80% of Americans Expect 2023 to Be a Challenging Year
In 2023, it’s difficult to be optimistic about the U.S. economy. There could be economic headwinds for the U.S. this year. While Wall Street may try to convince you that the U.S. economy could only see a mild recession, the sad reality is that a severe recession is becoming a genuine possibility.
Here are some basic economics that shouldn’t be overlooked.
The U.S. economy is a consumer-based economy. Roughly 70% of the U.S. gross domestic product (GDP) consists of consumption. If consumers become pessimistic, they’ll stop spending their money, and this, in turn, will hurt the overall economy. Just before every economic crisis in the U.S., consumers had been struggling and/or becoming pessimistic. At the moment, Americans are pessimistic about the economy. That’s a sign that we could eventually see a dip in the U.S. economy.
According to recent polling by Gallup, eight in 10 American adults think 2023 will be a year of difficulty when it comes to economics. For one thing, they expect their taxes and the national deficit to both go higher. (Source: “Americans Largely Pessimistic About U.S. Prospects in 2023,” Gallup, January 3, 2022.)
- Six in 10 Americans believe prices will increase at a high rate and that the stock market will fall
- Just over half of those polled believe unemployment will increase in 2023
- 90% of Americans believe there will be political conflict in 2023
- 72% of those polled believe the crime rate will rise in the U.S.
Why are Americans so pessimistic about 2023? Their confidence in the U.S. economy is at its worst since the Great Recession of 2007–2009 due to 40-year-high inflation that has really hut their household financials.
Take a look at the University of Michigan Consumer Sentiment Index chart below. In June 2022, this consumer confidence measure dropped to all-time lows. It has bounced a little from those lows but remains in poor shape. Essentially, the index says American consumers are more pessimistic than they were at any time during the Great Recession!
This is all too scary.
(Source: “University of Michigan: Consumer Sentiment,” Federal Reserve Bank of St. Louis, last accessed January 3, 2023.)
While U.S. consumer confidence is in the gutter, take a look at the personal saving rate chart below. Over the past two years, the U.S. saving rate has plummeted. Near the end of 2022, Americans were saving the least amount since 2005, which was a record low—and we’re not too far from that level.
As I see it, this will act as the straw that breaks the camel’s back. Of course, by this, I mean the U.S. economy.
(Source: “Personal Saving Rate,” Federal Reserve Bank of St. Louis, last accessed January 3, 2023.)
U.S. Economic Outlook for 2023: Mild Recession Could Be Best-Case Scenario
Dear reader, I strongly believe that a perfect storm is brewing for the U.S. economy and that a severe recession could become a reality in 2023. In fact, a mild recession could be the best-case scenario for the U.S. this year.
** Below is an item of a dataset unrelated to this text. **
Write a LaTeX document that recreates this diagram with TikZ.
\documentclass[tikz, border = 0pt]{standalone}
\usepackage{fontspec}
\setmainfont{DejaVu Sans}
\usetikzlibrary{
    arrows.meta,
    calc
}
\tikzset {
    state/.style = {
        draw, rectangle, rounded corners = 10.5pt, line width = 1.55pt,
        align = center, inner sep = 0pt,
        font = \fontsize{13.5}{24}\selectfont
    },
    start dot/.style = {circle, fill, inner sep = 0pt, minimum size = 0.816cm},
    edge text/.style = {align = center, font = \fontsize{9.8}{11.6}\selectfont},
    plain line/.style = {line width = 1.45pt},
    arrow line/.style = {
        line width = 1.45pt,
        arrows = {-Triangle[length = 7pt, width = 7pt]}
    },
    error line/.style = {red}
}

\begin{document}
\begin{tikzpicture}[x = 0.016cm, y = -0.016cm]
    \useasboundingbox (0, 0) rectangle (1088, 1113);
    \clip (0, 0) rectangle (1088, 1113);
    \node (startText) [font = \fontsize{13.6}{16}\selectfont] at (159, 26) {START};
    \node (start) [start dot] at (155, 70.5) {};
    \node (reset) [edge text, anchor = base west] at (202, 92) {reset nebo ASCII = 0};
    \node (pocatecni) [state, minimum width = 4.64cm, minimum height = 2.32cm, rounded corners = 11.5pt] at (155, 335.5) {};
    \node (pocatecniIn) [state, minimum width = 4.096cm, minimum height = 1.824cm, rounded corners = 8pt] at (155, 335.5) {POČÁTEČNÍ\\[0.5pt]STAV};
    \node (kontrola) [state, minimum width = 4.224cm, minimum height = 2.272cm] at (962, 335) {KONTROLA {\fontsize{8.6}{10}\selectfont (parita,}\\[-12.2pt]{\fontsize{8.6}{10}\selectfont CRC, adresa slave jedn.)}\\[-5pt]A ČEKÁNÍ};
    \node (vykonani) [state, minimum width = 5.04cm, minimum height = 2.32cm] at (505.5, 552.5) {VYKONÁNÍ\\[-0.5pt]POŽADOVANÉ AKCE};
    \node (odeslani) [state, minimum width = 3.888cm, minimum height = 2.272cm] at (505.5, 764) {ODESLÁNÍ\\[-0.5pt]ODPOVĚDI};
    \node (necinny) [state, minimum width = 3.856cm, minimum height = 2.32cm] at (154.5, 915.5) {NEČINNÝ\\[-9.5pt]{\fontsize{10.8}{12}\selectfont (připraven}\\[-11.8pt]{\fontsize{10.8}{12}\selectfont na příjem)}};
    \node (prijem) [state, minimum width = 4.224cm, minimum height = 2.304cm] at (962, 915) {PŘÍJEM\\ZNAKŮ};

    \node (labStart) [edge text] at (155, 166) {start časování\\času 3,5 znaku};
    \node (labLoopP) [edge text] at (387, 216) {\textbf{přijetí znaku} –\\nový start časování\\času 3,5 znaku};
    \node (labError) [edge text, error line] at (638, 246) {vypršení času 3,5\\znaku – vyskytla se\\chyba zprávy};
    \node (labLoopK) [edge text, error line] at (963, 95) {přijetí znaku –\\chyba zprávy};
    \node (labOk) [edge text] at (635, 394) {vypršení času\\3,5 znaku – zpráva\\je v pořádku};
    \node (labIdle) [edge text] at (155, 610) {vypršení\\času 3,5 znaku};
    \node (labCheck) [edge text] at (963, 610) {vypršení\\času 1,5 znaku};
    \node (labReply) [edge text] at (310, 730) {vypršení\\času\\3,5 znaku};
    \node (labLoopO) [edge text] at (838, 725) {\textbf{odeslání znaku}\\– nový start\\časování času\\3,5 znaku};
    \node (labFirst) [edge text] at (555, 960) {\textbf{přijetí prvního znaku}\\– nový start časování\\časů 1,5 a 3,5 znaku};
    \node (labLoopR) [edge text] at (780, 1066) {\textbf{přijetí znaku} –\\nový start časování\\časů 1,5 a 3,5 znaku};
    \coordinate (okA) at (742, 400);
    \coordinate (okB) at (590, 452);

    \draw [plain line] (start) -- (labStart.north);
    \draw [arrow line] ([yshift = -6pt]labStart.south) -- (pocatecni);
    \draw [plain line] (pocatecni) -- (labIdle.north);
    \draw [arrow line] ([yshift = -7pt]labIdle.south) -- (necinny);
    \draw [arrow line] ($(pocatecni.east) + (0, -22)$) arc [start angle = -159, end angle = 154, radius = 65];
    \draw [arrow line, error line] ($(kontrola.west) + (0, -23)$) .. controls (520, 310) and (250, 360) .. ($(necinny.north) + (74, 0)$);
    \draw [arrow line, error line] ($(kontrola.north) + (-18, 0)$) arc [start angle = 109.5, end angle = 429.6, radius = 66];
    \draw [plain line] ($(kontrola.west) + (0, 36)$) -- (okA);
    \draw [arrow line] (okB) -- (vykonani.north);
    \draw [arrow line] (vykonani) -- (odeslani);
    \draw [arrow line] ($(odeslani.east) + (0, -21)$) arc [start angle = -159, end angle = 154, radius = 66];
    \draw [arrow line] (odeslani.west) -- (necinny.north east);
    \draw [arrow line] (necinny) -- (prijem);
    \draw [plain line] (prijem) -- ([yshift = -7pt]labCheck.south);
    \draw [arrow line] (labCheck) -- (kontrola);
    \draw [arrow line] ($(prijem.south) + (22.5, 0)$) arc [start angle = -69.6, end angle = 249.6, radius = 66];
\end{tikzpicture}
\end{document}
You can thank the Federal Reserve for what’s been happening with consumer sentiment. There’s been a direct correlation between interest rates increasing and consumer sentiment dropping. The Fed has said it’s not done raising interest rates yet. So, consumer confidence could go even lower.
The worst part is that, as consumer sentiment has collapsed in the U.S., the saving rate has also collapsed in the country. This is an extremely dangerous combination for the U.S. economy. As I mentioned earlier, when consumers have a bleak outlook, they start cutting their spending (if they haven’t already), which ends up weakening the economy.
I can’t help but say, “Be very careful.” What’s brewing right now could send the economy into a downward spiral.
To investors: don’t forget there’s an economic cycle and a stock market cycle. Usually, the stock market cycle is ahead of the economic cycle. In simple terms, stock markets tend to crash and bottom before a recession shows up in the economic data. So, as things get worse, don’t be shocked if you see the stock market fall. Bottoms usually happen at times of peak uncertainty.